Games were child's play, or so non-gamers seemed to think. I believe that's one of the reasons, maybe even right behind money, that so many developers seemed interested in having their games turned into movies. It was the ultimate form of acceptance by a global audience.
But games have far outgrown that need for acceptance, as have the people who make them. Movies based on games, though, seem to keep coming.
After watching a particularly spectacular session of people playing a bit of Uncharted 3: Drake's Deception, I sat down with one of the Playstation 3 game's lead designers to talk about his games.
I am an unabashed fan of Naughty Dog's work on the Uncharted games. They are spectacular, I told Richard Lemarchand. They're so wonderful, so character-driven in such a unique way, they shouldn't become movies, I said.
Make people come to gaming to enjoy this experience, I told Lemarchand. If they don't want to play games, they don't deserve to experience Uncharted.
Of course, that's not happening. Director David O. Russell, the man behind Three Kings, Flirting With Disaster and I ♥ Huckabees, has already signed on to direct the Columbia Pictures flick with Mark "Say hello to your mother for me" Wahlberg portraying lead Nathan Drake.
And Lemarchand seems OK with it.
"We are at an exciting time in terms of the history of play as culture and story-telling," he said. "We really are right now in the middle of the transmedia age."
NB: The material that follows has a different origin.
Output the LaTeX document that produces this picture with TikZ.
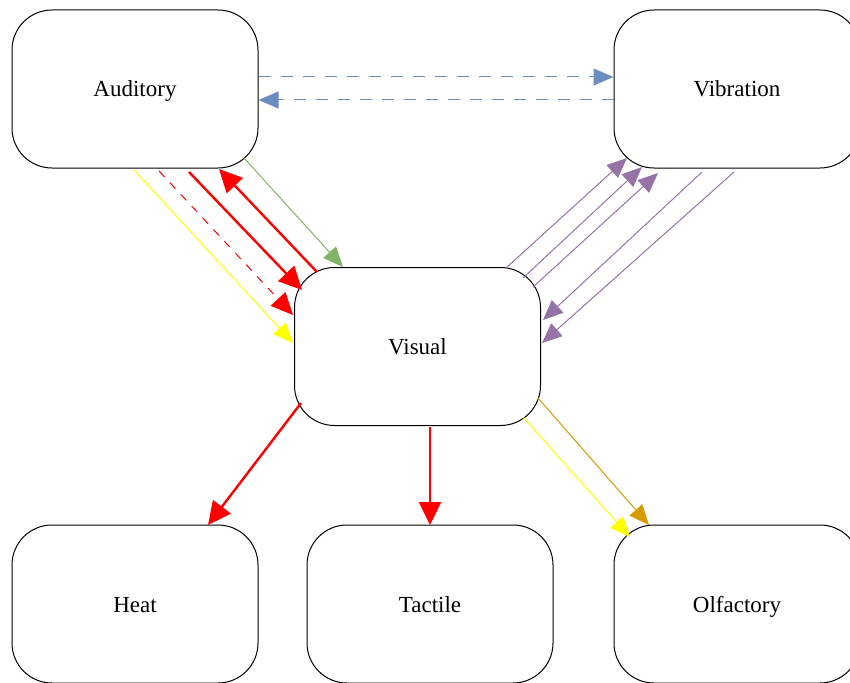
\documentclass[tikz,border=0pt]{standalone}
\usepackage{fontspec}
\setmainfont{Liberation Serif}
\usetikzlibrary{arrows.meta,calc}
\definecolor{cblue}{HTML}{6C8EBF}
\definecolor{cgreen}{HTML}{82B366}
\definecolor{cpurple}{HTML}{9673A6}
\definecolor{corange}{HTML}{D79B00}
\definecolor{cyellow}{HTML}{FFFF00}
\definecolor{cred}{HTML}{FF0000}
\begin{document}
\begin{tikzpicture}[x=1pt,y=-1pt,
  box/.style={draw=black,line width=1pt,rounded corners=40pt,minimum width=246pt,minimum height=158pt,inner sep=0pt,text height=16pt,text depth=0pt,font=\fontsize{23}{27}\selectfont},
  thin/.style={line width=1pt,-{Triangle[length=20pt,width=17pt]}},
  thick/.style={line width=2.4pt,-{Triangle[length=23pt,width=22pt]}},
  bdash/.style={dash pattern=on 12pt off 10pt},
  rdash/.style={dash pattern=on 8pt off 8pt}]
\useasboundingbox (0,0) rectangle (850,682);
\node[box] (aud) at (135,89) {Auditory};
\node[box] (vib) at (737,89) {Vibration};
\node[box] (vis) at (417.5,346.5) {Visual};
\node[box] (heat) at (135,604) {Heat};
\node[box] (tac) at (430,604) {Tactile};
\node[box] (olf) at (737,604) {Olfactory};
% blue dashed
\draw[thin,cblue,bdash] ($(aud.east)+(0,-12)$) -- ($(vib.west)+(0,-12)$);
\draw[thin,cblue,bdash] ($(vib.west)+(0,11)$) -- ($(aud.east)+(0,11)$);
% auditory -> visual
\draw[thin,cyellow] ($(aud)+(-1,81)$) -- ($(vis)+(-124.5,-3.5)$);
\draw[cred,line width=1pt,rdash,-{Triangle[length=22pt,width=20pt]}] ($(aud)+(24,82)$) -- ($(vis)+(-124.5,-31.5)$);
\draw[thick,cred] ($(aud)+(54,83)$) -- ($(vis)+(-115.5,-56.5)$);
\draw[thick,cred] ($(vis)+(-100.5,-74.5)$) -- ($(aud)+(84,80)$);
\draw[thin,cgreen] ($(aud)+(109,69)$) -- ($(vis)+(-74.5,-79.5)$);
% visual <-> vibration
\draw[thin,cpurple] ($(vis)+(88.5,-78.5)$) -- ($(vib)+(-110,69)$);
\draw[thin,cpurple] ($(vis)+(105.5,-68.5)$) -- ($(vib)+(-95,78)$);
\draw[thin,cpurple] ($(vis)+(115.5,-59.5)$) -- ($(vib)+(-79,84)$);
\draw[thin,cpurple] ($(vib)+(-35,83)$) -- ($(vis)+(125.5,-26.5)$);
\draw[thin,cpurple] ($(vib)+(-3,83)$) -- ($(vis)+(124.5,-3.5)$);
% visual -> bottom
\draw[thick,cred] ($(vis)+(-116.5,56.5)$) -- ($(heat)+(73,-79)$);
\draw[thick,cred] ($(vis)+(12.5,80.5)$) -- ($(tac)+(0,-79)$);
\draw[thin,cyellow] ($(vis)+(105.5,70.5)$) -- ($(olf)+(-107,-67)$);
\draw[thin,corange] ($(vis)+(120.5,51.5)$) -- ($(olf)+(-88,-79)$);
\end{tikzpicture}
\end{document}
Transmedia storytelling involves telling stories across a number of different mediums. You can, for instance, extend the fiction of a game through comic books, alternate reality gameplay, marketing and, of course, movies.
That's what's happening here, Lemarchand said. The movie won't be a retelling of the events of any or all of the video games, it will be its own story. A story that will still have some connections between the movie and the video games, he said.
But in the end, it will be Russell's story to tell.
"We know," Lemarchand said. "David is keen to make a film that carries his voice."